Santa Clara may be split into three districts for future voting

    Santa Clara residents will likely see a question on the March 3 ballot next year that asks whether the city should be split into three voting districts, a yearslong contentious topic in the South Bay city.

    The city’s Charter Review Committee, which is an advisory board, has worked on the most recent effort to shape Santa Clara’s future election districts since July. The seven-person group last week voted to recommend the city be split into thirds with two councilmembers from each district, rather than using the six districts, ordered by a Santa Clara County Superior Court judge last year. The mayor would continue to be elected at-large.

    “We have had multiple charter review committees in the past and they have all basically failed,” said Suds Jain, chair of the committee and a member of the Planning Commission. “My goal here was to not fail, so I am trying to make it so that we have the simplest thing that we basically can guarantee will pass in a (ballot) vote.”

    The judge’s order came following a California Fair Voting Rights Act lawsuit last year that alleged the city’s at-large system diluted minorities’ ability to elect their favored candidate and had made it more difficult for minority candidates to be elected.

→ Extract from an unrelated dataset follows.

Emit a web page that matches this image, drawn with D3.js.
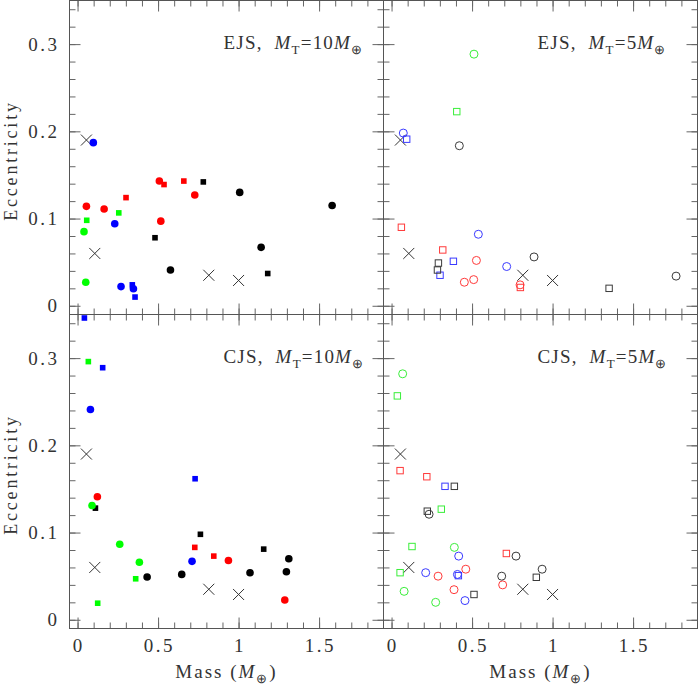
<!DOCTYPE html>
<html>
<head>
<meta charset="utf-8">
<script src="https://cdn.jsdelivr.net/npm/d3@7"></script>
<style>
  body { margin: 0; background: #fff; }
  svg text { font-family: "Liberation Serif", serif; fill: #333; }
</style>
</head>
<body>
<svg id="chart" width="698" height="690"></svg>
<script>
// solar system planets (crosses), same in every panel
const planets = [[0.055, 0.19], [0.107, 0.06], [0.815, 0.035], [1.0, 0.029]]

// EJS, MT = 10 Earth masses (filled markers) -- [mass, ecc, colour]
const ejs10Circles = [
  [0.098, 0.187, "b"], [0.231, 0.094, "b"], [0.270, 0.022, "b"], [0.347, 0.0195, "b"],
  [0.055, 0.114, "r"], [0.165, 0.111, "r"], [0.508, 0.143, "r"], [0.517, 0.097, "r"], [0.728, 0.127, "r"],
  [0.040, 0.085, "g"], [0.051, 0.027, "g"],
  [1.007, 0.130, "k"], [1.581, 0.115, "k"], [1.140, 0.067, "k"], [0.577, 0.041, "k"]
]
const ejs10Squares = [
  [0.340, 0.024, "b"], [0.357, 0.010, "b"],
  [0.301, 0.124, "r"], [0.537, 0.139, "r"], [0.660, 0.143, "r"],
  [0.057, 0.098, "g"], [0.256, 0.1065, "g"],
  [0.781, 0.142, "k"], [0.481, 0.078, "k"], [1.181, 0.037, "k"]
]

// EJS, MT = 5 Earth masses (open markers)
const ejs5Circles = [
  [0.512, 0.2885, "g"],
  [0.073, 0.198, "b"], [0.539, 0.082, "b"], [0.715, 0.045, "b"],
  [0.421, 0.1835, "k"], [0.885, 0.056, "k"], [1.767, 0.034, "k"],
  [0.527, 0.052, "r"], [0.510, 0.030, "r"], [0.452, 0.027, "r"], [0.798, 0.024, "r"]
]
const ejs5Squares = [
  [0.405, 0.2226, "g"],
  [0.094, 0.191, "b"], [0.384, 0.051, "b"], [0.301, 0.035, "b"],
  [0.061, 0.090, "r"], [0.318, 0.064, "r"], [0.800, 0.021, "r"],
  [0.291, 0.049, "k"], [0.285, 0.041, "k"], [1.351, 0.020, "k"]
]

// CJS, MT = 10 Earth masses (filled markers)
const cjs10Circles = [
  [0.080, 0.241, "b"], [0.711, 0.067, "b"],
  [0.123, 0.141, "r"], [0.937, 0.068, "r"], [1.287, 0.0226, "r"],
  [0.090, 0.131, "g"], [0.262, 0.0866, "g"], [0.384, 0.066, "g"],
  [0.432, 0.049, "k"], [0.647, 0.052, "k"], [1.071, 0.054, "k"], [1.297, 0.055, "k"], [1.312, 0.070, "k"]
]
const cjs10Squares = [
  [0.0425, 0.346, "b"], [0.156, 0.289, "b"], [0.730, 0.1617, "b"],
  [0.067, 0.296, "g"], [0.361, 0.047, "g"], [0.125, 0.019, "g"],
  [0.111, 0.128, "k"], [0.763, 0.098, "k"], [1.156, 0.081, "k"],
  [0.728, 0.083, "r"], [0.846, 0.073, "r"]
]

// CJS, MT = 5 Earth masses (open markers)
const cjs5Circles = [
  [0.069, 0.282, "g"], [0.390, 0.083, "g"], [0.078, 0.0326, "g"], [0.274, 0.020, "g"],
  [0.417, 0.073, "b"], [0.212, 0.054, "b"], [0.409, 0.052, "b"], [0.456, 0.022, "b"],
  [0.461, 0.058, "r"], [0.289, 0.050, "r"], [0.388, 0.0345, "r"], [0.690, 0.040, "r"],
  [0.233, 0.121, "k"], [0.773, 0.073, "k"], [0.684, 0.050, "k"], [0.935, 0.058, "k"]
]
const cjs5Squares = [
  [0.036, 0.2567, "g"], [0.309, 0.1268, "g"], [0.127, 0.084, "g"], [0.053, 0.054, "g"],
  [0.053, 0.171, "r"], [0.219, 0.164, "r"], [0.713, 0.076, "r"],
  [0.332, 0.153, "b"], [0.415, 0.0506, "b"],
  [0.390, 0.153, "k"], [0.222, 0.1245, "k"], [0.512, 0.029, "k"], [0.899, 0.0487, "k"]
]

// axes
const massDomain = [-0.05, 1.9]
const eccDomain = [-0.01, 0.35]
const massMajor = [0, 0.5, 1, 1.5]
const massMajorLabels = ["0", "0.5", "1", "1.5"]
const massMinor = d3.range(0, 19).map(i => i / 10)
const eccMajor = [0, 0.1, 0.2, 0.3]
const eccMajorLabels = ["0", "0.1", "0.2", "0.3"]
const eccMinor = d3.range(0, 18).map(i => i / 50)

const panels = [
  { sys: "EJS", mt: "10", circles: ejs10Circles, squares: ejs10Squares, open: false, col: 0, row: 0 },
  { sys: "EJS", mt: "5", circles: ejs5Circles, squares: ejs5Squares, open: true, col: 1, row: 0 },
  { sys: "CJS", mt: "10", circles: cjs10Circles, squares: cjs10Squares, open: false, col: 0, row: 1 },
  { sys: "CJS", mt: "5", circles: cjs5Circles, squares: cjs5Squares, open: true, col: 1, row: 1 }
]

const fillColor = { r: "#ff0000", g: "#00ff00", b: "#0000ff", k: "#000000" }
const lineColor = { r: "#ff3a3a", g: "#3aee3a", b: "#3a3aff", k: "#3a3a3a" }

const svg = d3.select("#chart")
const pw = 314, ph = 314
const left0 = 69.5, top0 = 0.5
const majorLen = 11, minorLen = 6

panels.forEach(p => {
  const px = left0 + p.col * pw
  const py = top0 + p.row * ph
  const x = d3.scaleLinear().domain(massDomain).range([px, px + pw])
  const y = d3.scaleLinear().domain(eccDomain).range([py + ph, py])

  const g = svg.append("g")

  // inward ticks on all four sides
  function ticks(axis, tr, vals, len) {
    const a = g.append("g")
      .attr("transform", tr)
      .call(axis.tickValues(vals).tickSize(-len).tickFormat(""))
    a.select(".domain").remove()
    a.selectAll("line").attr("stroke", "#666")
  }
  ;[[massMinor, minorLen], [massMajor, majorLen]].forEach(([v, l]) => {
    ticks(d3.axisBottom(x), `translate(0,${py + ph})`, v, l)
    ticks(d3.axisTop(x), `translate(0,${py})`, v, l)
  })
  ;[[eccMinor, minorLen], [eccMajor, majorLen]].forEach(([v, l]) => {
    ticks(d3.axisLeft(y), `translate(${px},0)`, v, l)
    ticks(d3.axisRight(y), `translate(${px + pw},0)`, v, l)
  })

  g.append("rect")
    .attr("x", px).attr("y", py).attr("width", pw).attr("height", ph)
    .attr("fill", "none").attr("stroke", "#555").attr("stroke-width", 1)

  // tick labels
  if (p.row === 1) {
    g.selectAll(".xlab").data(massMajor).join("text")
      .attr("x", d => x(d) + 1.3)
      .attr("y", py + ph + 23.5)
      .attr("text-anchor", "middle")
      .style("font-size", "19px").style("letter-spacing", "2.5px")
      .text((d, i) => massMajorLabels[i])

    const lab = g.append("text")
      .attr("x", px + pw / 2)
      .attr("y", 678)
      .attr("text-anchor", "middle")
      .style("font-size", "19px").style("letter-spacing", "2px")
    lab.append("tspan").text("Mass (")
    lab.append("tspan").style("font-style", "italic").text("M")
    lab.append("tspan").attr("dy", 5).style("font-size", "13px").text("⊕")
    lab.append("tspan").attr("dy", -5).text(")")
  }
  if (p.col === 0) {
    g.selectAll(".ylab").data(eccMajor).join("text")
      .attr("x", px - 10)
      .attr("y", d => y(d) + 6.5)
      .attr("text-anchor", "end")
      .style("font-size", "19px").style("letter-spacing", "2.5px")
      .text((d, i) => eccMajorLabels[i])

    g.append("text")
      .attr("transform", `translate(17,${py + ph / 2 + 3}) rotate(-90)`)
      .attr("text-anchor", "middle")
      .style("font-size", "18px").style("letter-spacing", "2.8px")
      .text("Eccentricity")
  }

  // panel annotation
  const ann = g.append("text")
    .attr("x", px + 154)
    .attr("y", py + 48)
    .style("font-size", "19px").style("letter-spacing", "1.2px")
  ann.append("tspan").text(p.sys + ",\u00a0 ")
  ann.append("tspan").style("font-style", "italic").text("M")
  ann.append("tspan").attr("dy", 5).style("font-size", "13px").text("T")
  ann.append("tspan").attr("dy", -5).text("=" + p.mt)
  ann.append("tspan").style("font-style", "italic").text("M")
  ann.append("tspan").attr("dy", 5).style("font-size", "13px").text("⊕")

  // planets
  const s = 5.5
  g.selectAll(".planet").data(planets).join("path")
    .attr("d", d => {
      const cx = x(d[0]), cy = y(d[1])
      return `M${cx - s},${cy - s}L${cx + s},${cy + s}M${cx - s},${cy + s}L${cx + s},${cy - s}`
    })
    .attr("stroke", "#333").attr("stroke-width", 1).attr("fill", "none")

  // simulated planets
  if (p.open) {
    g.selectAll(".sq").data(p.squares).join("rect")
      .attr("x", d => x(d[0]) - 3.2).attr("y", d => y(d[1]) - 3.2)
      .attr("width", 6.4).attr("height", 6.4)
      .attr("fill", "none").attr("stroke", d => lineColor[d[2]]).attr("stroke-width", 1)
    g.selectAll(".ci").data(p.circles).join("circle")
      .attr("cx", d => x(d[0])).attr("cy", d => y(d[1])).attr("r", 4)
      .attr("fill", "none").attr("stroke", d => lineColor[d[2]]).attr("stroke-width", 1)
  } else {
    g.selectAll(".sq").data(p.squares).join("rect")
      .attr("x", d => x(d[0]) - 2.8).attr("y", d => y(d[1]) - 2.8)
      .attr("width", 5.6).attr("height", 5.6)
      .attr("fill", d => fillColor[d[2]])
    g.selectAll(".ci").data(p.circles).join("circle")
      .attr("cx", d => x(d[0])).attr("cy", d => y(d[1])).attr("r", 3.8)
      .attr("fill", d => fillColor[d[2]])
  }
})
</script>
</body>
</html>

    A map of the city’s six districts as ordered by a Santa Clara County Superior Court Judge. Image courtesy of Santa Clara city documents

    Judge Thomas Kuhnle agreed with those claims and responded by splitting the city into six districts, which were used in the 2018 election when Karen Hardy and Raj Chahal won. Kuhnle’s order requires Santa Clara to use the six districts through the 2020 elections. The city is appealing that decision.

    Notably, if the city wins its appeal of the judge’s decision, it could change the number of districts before the Nov. 2020 election. If Santa Clara loses its appeal, then the six districts will stay in place through next year, but the city must come up with a plan for future elections and amend its charter to reflect that plan either way.

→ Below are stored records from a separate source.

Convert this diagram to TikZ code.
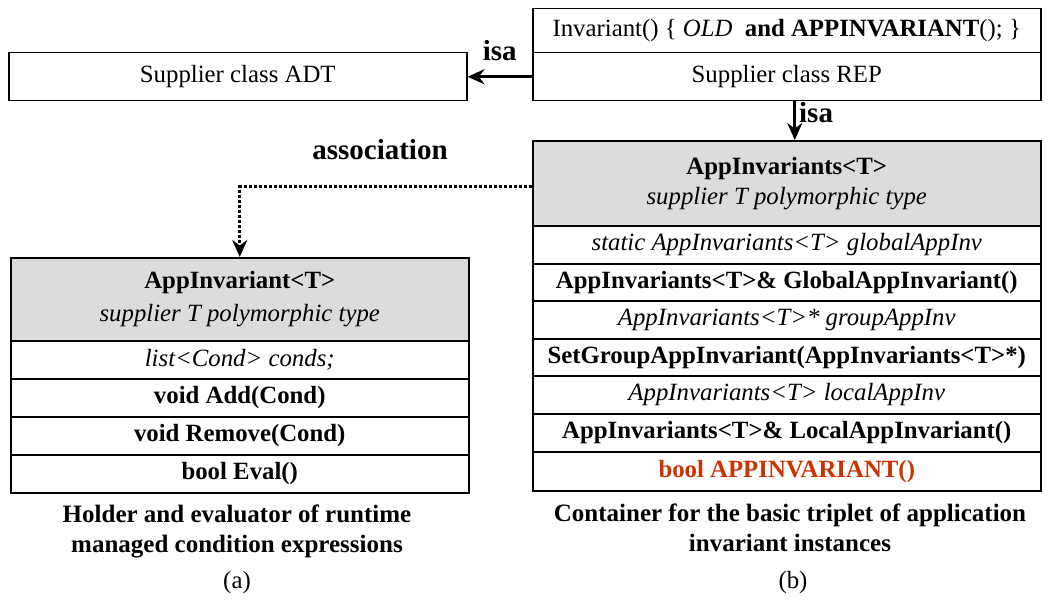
\documentclass[tikz,border=0pt]{standalone}
\usepackage{fontspec}
\setmainfont{Liberation Serif}
\usetikzlibrary{arrows.meta}
\definecolor{hdrgray}{RGB}{220,220,220}
\definecolor{redtxt}{RGB}{204,51,0}
\begin{document}
\begin{tikzpicture}[x=1pt,y=-1pt,
  every node/.style={font=\fontsize{24.8}{30}\selectfont, inner sep=0pt},
  cell/.style={draw, line width=1.5pt, anchor=north west, align=center},
  rcell/.style={cell, minimum width=508pt, minimum height=38pt},
  lcell/.style={cell, minimum width=458pt, minimum height=38pt},
  hdr/.style={fill=hdrgray},
  isaarrow/.style={line width=2.8pt, -{Stealth[length=17pt,width=15pt]}},
  assoc/.style={line width=3pt, dash pattern=on 3pt off 2pt, -{Stealth[length=17pt,width=15pt]}},
  lbl/.style={font=\fontsize{29}{34}\selectfont\bfseries},
  captext/.style={font=\fontsize{25}{30}\selectfont\bfseries, align=center}
]
\useasboundingbox (0,0) rectangle (1048,599);

% Supplier class ADT
\node[cell, minimum width=458pt, minimum height=48pt] (adt) at (8,52) {Supplier class ADT};

% Supplier class REP
\node[cell, minimum width=508pt, minimum height=44pt] (inv) at (532,8) {Invariant() \{ \textit{OLD}\ \ \textbf{and APPINVARIANT}(); \}};
\node[cell, minimum width=508pt, minimum height=48pt] (rep) at (532,52) {Supplier class REP};

% Right box
\node[rcell, hdr, minimum height=85pt] (rhead) at (532,140) {\textbf{AppInvariants<T>}\\\textit{supplier T polymorphic type}};
\node[rcell] (r1) at (532,225) {\textit{static AppInvariants<T> globalAppInv}};
\node[rcell, minimum height=37pt] (r2) at (532,263) {\textbf{AppInvariants<T>\& GlobalAppInvariant()}};
\node[rcell] (r3) at (532,300) {\textit{AppInvariants<T>* groupAppInv}};
\node[rcell, minimum height=37pt] (r4) at (532,338) {\textbf{SetGroupAppInvariant(AppInvariants<T>*)}};
\node[rcell] (r5) at (532,375) {\textit{AppInvariants<T> localAppInv}};
\node[rcell] (r6) at (532,413) {\textbf{AppInvariants<T>\& LocalAppInvariant()}};
\node[rcell, minimum height=39pt, text=redtxt] (r7) at (532,451) {\textbf{bool APPINVARIANT()}};

% Left box
\node[lcell, hdr, minimum height=83pt] (lhead) at (10,257) {\textbf{AppInvariant<T>}\\[3pt]\textit{supplier T polymorphic type}};
\node[lcell] (l1) at (10,340) {\textit{list<Cond> conds;}};
\node[lcell] (l2) at (10,378) {\textbf{void Add(Cond)}};
\node[lcell] (l3) at (10,416) {\textbf{void Remove(Cond)}};
\node[lcell] (l4) at (10,454) {\textbf{bool Eval()}};

% Connectors
\draw[isaarrow] (rep.west) -- (adt.east) node[lbl, midway, above=15pt] (isa1) {isa};
\draw[isaarrow] ([xshift=8pt]rep.south) -- ([xshift=8pt]rhead.north) node[lbl, pos=0.3, right=3pt] (isa2) {isa};
\draw[assoc] ([yshift=-3.5pt]rhead.west) -| (lhead.north);
\node[lbl] (assoclbl) at (380,150) {association};

% Captions
\node[captext] (capa) at (237,531) {Holder and evaluator of runtime\\managed condition expressions};
\node[captext] (capb) at (790,528) {Container for the basic triplet of application\\invariant instances};
\node (suba) at (237,583) {(a)};
\node (subb) at (793,583) {(b)};
\end{tikzpicture}
\end{document}
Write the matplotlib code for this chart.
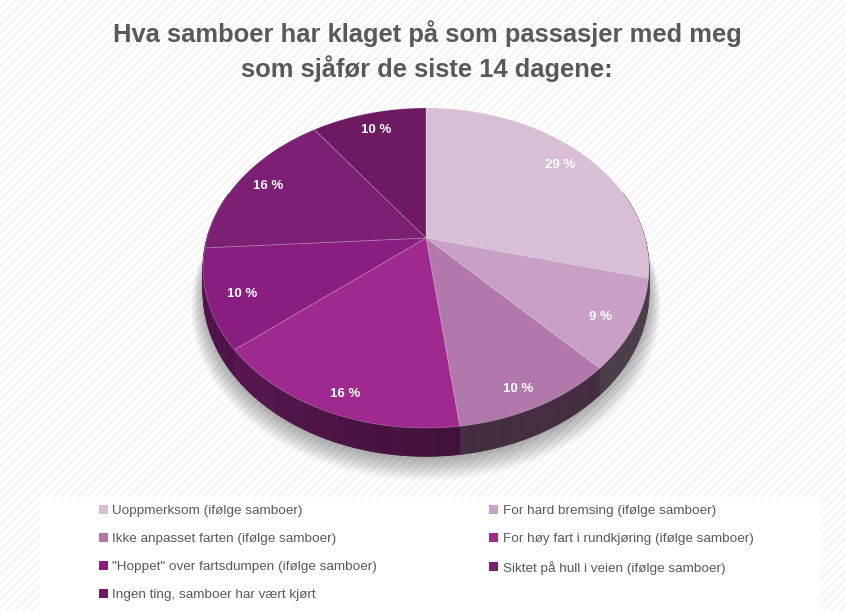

    That’s where the Charter Review Committee comes in.

    The group has been working to gather community feedback, decide on the number of districts and then craft the language that will appear on the March 3, 2020 ballot regarding how the city should be split up for future elections. Santa Clara councilmembers will need to accept the language before it is sent to the voters.

    Santa Clara created an online poll this year that garnered 238 responses and the committee has held four public meetings on the matter so far. Of the online responses, 149 were in favor of having six districts in the city while 55 responses advocated for splitting Santa Clara into three districts and 78 people said they wanted to see some other number of districts. The survey respondents could be anonymous and were not limited to those who live in Santa Clara.

    Committee members, however, favored the three-district option in a 5-2 vote and said they wanted to shift the election cycle so one councilmember is elected in each district every two years. The current election cycle has four councilmembers elected at once and the remaining two council seats up for election two years later.

    Changing to three districts with an election every two years would keep every resident equally involved every election, several committee members said.

    “Everyone votes every (election) year,” committee member Richard Bonito said during the meeting.

    Along with Bonito, committee members Benjamin Cooley, Stephen Ricossa, Steven Silva and Katherine Almazol voted in favor of creating three districts.

    Jain and committee member Christine Koltermann voted in favor of continuing with six districts in perpetuity.

    “The reason I voted for six is because I wanted to make it as easy as possible for new candidates, and not well funded candidates, to win,” Jain said.

    Koltermann agreed with those sentiments during the meeting, adding that creating smaller districts can help councilmembers better know the people they are representing.

    “This is really a huge advantage,” she said. “The districts are small enough. The candidates need to be able to walk and meet everybody and knock on the doors of their district.”

    What happens next is a complex waiting game with a winding list of possibilities.

    The city is waiting to see what happens with its appeal of Judge Kuhnle’s order, and how voters will respond to the final ballot language next March. The city won’t likely know the results of its appeal until early next year, potentially not until after the March 3 election.

    If the city does not win its appeal, the Nov. 3, 2020 election will be held using six districts. If the city wins its appeal of Kuhnle’s order, then officials have yet to decide whether or not they’ll stick with six districts for the November election.

    But whether the three districts remain on the table for Nov. 2020 — or in the future — depends on how the ballot measure fares with voters. In June 2018, residents voted down Measure A, which aimed to split the city into two districts and add ranked choice voting to the mix.

    Last November, voters overwhelmingly approved Measure N, another ballot measure that started a process to create another ballot measure to amend the city’s charter “to elect its councilmembers, other than the mayor, by district.”

    If voters accept the three district proposal, it will go into effect for the 2022 election, but could come into play earlier depending on the language crafted by the Charter Review Committee and the council as well as the results of the appeal. If voters do not accept the ballot measure, the city will be left with a city charter that still calls for an entire City Council elected at-large, which is the system that spurred the California Fair Voting Act lawsuit.